Современники социальных катастроф указывают на характерные изменения в массовом сознании и культурной сфере общества, связанные с социальной фрагментацией и размыванием элит.
Прежде всего отмечается кризис общенациональной культуры, который проявляется в росте числа и влияния маргинальных субкультур и нарушении культурной преемственности, в частности, в появлении новых течений в искусстве, агрессивно позиционирующих себя на отрицании предшествующих культурных образцов.
Кризис идентичности, в ходе которого разрушается общая идентификация правящей элиты и социальной периферии, также вызывает размывание и разрушение норм и стереотипов социального поведения, соответствующих определенным социальным ролям и статусам.
Нарастание различного рода социальных девиаций оценивается как моральное разложение, «гниение» общества, «разрушение моральных основ». С одной стороны, нарастает тенденция к гедонизму, с другой стороны, часть элит уходит в религию и мистицизм, быстро нарастает число и влияние нетрадиционных религиозных и парарелигиозных культов, идеологий и субкультур, предельно размывая представления о социальных и моральных нормах.

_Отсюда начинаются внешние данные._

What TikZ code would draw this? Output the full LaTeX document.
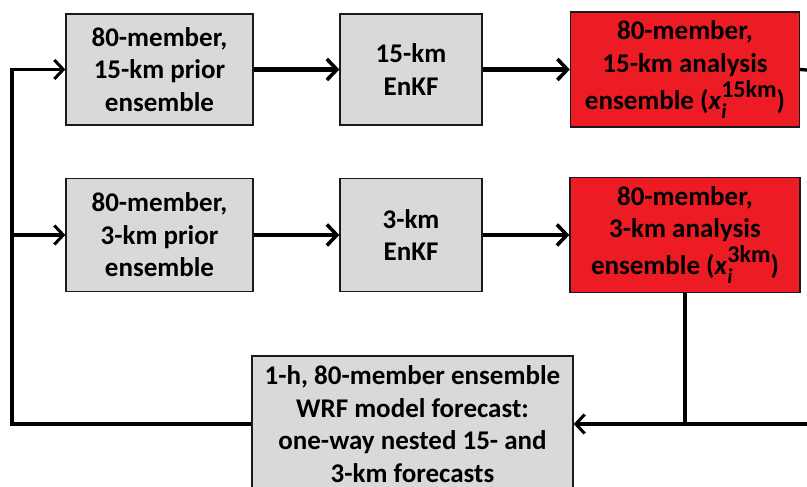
\documentclass[tikz,border=0pt]{standalone}
\usepackage{fontspec}
\setmainfont{Carlito}
\usetikzlibrary{arrows.meta}
\definecolor{boxgray}{HTML}{D9D9D9}
\definecolor{boxred}{HTML}{ED1C24}
\definecolor{edge}{HTML}{1A1A1A}
% superscript/subscript label for analysis ensembles
\newcommand{\ensvar}[1]{\textit{x}\makebox[0pt][l]{\raisebox{-0.34em}{\fontsize{21}{21}\selectfont\itshape i}}\raisebox{0.45em}{\fontsize{24}{24}\selectfont #1}}
\begin{document}
\begin{tikzpicture}[x=1pt,y=-1pt,
  font=\fontsize{27}{32.5}\selectfont\bfseries,
  box/.style={draw=edge,line width=1.3pt,fill=boxgray,align=center,inner sep=0pt},
  redbox/.style={box,fill=boxred},
  flow/.style={line width=4.2pt,-{Straight Barb[length=10pt,width=21pt,line width=3.6pt]}},
  loop/.style={line width=3.3pt},
  looparr/.style={loop,-{Straight Barb[length=9pt,width=19pt,line width=3pt]}}]
\clip (0,0) rectangle (807,487);
\useasboundingbox (0,0) rectangle (807,487);

% first row: 15-km domain
\node[box,minimum width=187pt,minimum height=111pt] (p15) at (159.5,69.5) {80-member,\\15-km prior\\ensemble};
\node[box,minimum width=142pt,minimum height=111pt] (e15) at (411,69.5) {15-km\\EnKF};
\node[redbox,minimum width=229pt,minimum height=115pt] (a15) at (685,69.5) {80-member,\\15-km analysis\\[3pt]ensemble (\ensvar{15km})};

% second row: 3-km domain
\node[box,minimum width=187pt,minimum height=113pt] (p3) at (159.5,235) {80-member,\\3-km prior\\ensemble};
\node[box,minimum width=142pt,minimum height=113pt] (e3) at (411,235) {3-km\\EnKF};
\node[redbox,minimum width=230pt,minimum height=115pt] (a3) at (685,235) {80-member,\\3-km analysis\\[3pt]ensemble (\ensvar{3km})};

% forecast step
\node[box,minimum width=321pt,minimum height=136pt] (fc) at (412.5,424) {1-h, 80-member ensemble\\WRF model forecast:\\one-way nested 15- and\\3-km forecasts};

% row connectors
\draw[flow] (p15.east) -- (e15.west);
\draw[flow] (e15.east) -- (a15.west);
\draw[flow] (p3.east) -- (e3.west);
\draw[flow] (e3.east) -- (a3.west);

% cycling loop
\coordinate (lc) at (12,424);
\coordinate (r1) at (807,70);
\coordinate (r2) at (807,424);
\coordinate (jn) at (685,424);
\draw[loop] (a15.east) -- (r1);
\draw[loop] (a3.south) -- (jn);
\draw[looparr] (r2) -- (fc.east);
\draw[looparr] (fc.west) -- (lc) |- (p15.west);
\draw[looparr] (lc |- p3.west) -- (p3.west);
\end{tikzpicture}
\end{document}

Декаданс и гедонизм в искусстве является очевидным индикатором быстро прогрессирующего разрушения норм социального поведения, что усиливает фрагментацию элит и дополнительно провоцирует их отчуждение от основной массы населения.
В свою очередь, распад и дифференциация базовых смыслов и ценностей провоцирует экзистенциальный кризис, как утрату обществом и индивидом смыслов и целей существования.
Характерным проявлением экзистенциального кризиса накануне социальных катастроф становится рост массовых эсхатологических ожиданий, навязчивых предчувствий катастрофы, конца света. В конечном счете эти ожидания оправдываются в форме системной социально-политической катастрофы, в ходе которой общество со всей системой социальных отношений и ролей необратимо разрушается. Собственно, библейский конец света имеет ярко выраженный характер не столько природной, сколько социальной катастрофы.
Политической компонентой экзистенциального кризиса становится кризис государственной идеологии и национальной идеи, понимаемой как система представлений не столько об общем прошлом, сколько о целях, смыслах и путях развития общества. С одной стороны, социокультурная фрагментация вызывает размывание национальной идеи, с другой стороны, начинается процесс идеологического отчуждения нижних страт общества от идеологии, транслируемой элитами (СССР, Российская империя).
Реакцией на ревизию культурных и ценностных основ бытия становится обращение части элит к ортодоксальным и нетрадиционным формам религии и эзотерическим идеологиям, что также фрагментирует общество и размывает идентификацию индивида с государством, его идеологией и системой власти. Дифференциация общенациональной культуры на субкультуры особенно ярко проявляется в сфере литературы и искусства.
Нарастание социальной и культурной дифференциации, смещение культуры господствующих элит в направлении гедонизма и индивидуализма бросают социальный вызов подчиненным стратам общества и способствуют их отчуждению от элит.
Общепризнанным маркером политической катастрофы является нарастание социального расслоения между элитами и нижними стратами общества. Однако имущественное расслоение опасно не само по себе, а возникновением различий образа жизни и структур повседневности элит и населения. Различие в образе повседневной жизни разрушает общую идентификацию социальной общности и, как следствие, систему властных отношений, необходимое условие функционирования которой – общая групповая принадлежность и идентичность.
Известно, что нормативные представления нижних страт о социальной справедливости допускают весьма значительное социальное неравенство, связанное с различием социальных ролей. Однако это определяемое социальными ролями и статусами неравенство в рамках социальной общности имеет пределы, выход за которые провоцирует необратимую деидентификацию «низов» с элитами («мы» и «они»), которое позже находит выход в форме неподчинения, несотрудничества, а на определенном этапе и «бунта», как активного насилия социальной периферии в отношении элит.
Феномен «относительной социальной депривации», как выхода социального неравенства за пределы субъективных норм социальной справедливости, провоцирующего активное неподчинение и несотрудничество с властью, подробно рассмотрен в классическом труде Т. Гарра «Почему люди бунтуют» (1970)406
. Однако Т. Гарр концентрировал внимание на проблеме насилия («бунта»), как крайней формы несотрудничества, в то время как разрушение оснований власти обычно протекает в латентной форме, создающей впечатление политической стабильности и управляемости общества вплоть до момента политической катастрофы, когда правящая элита превращается в механическую совокупность физических лиц.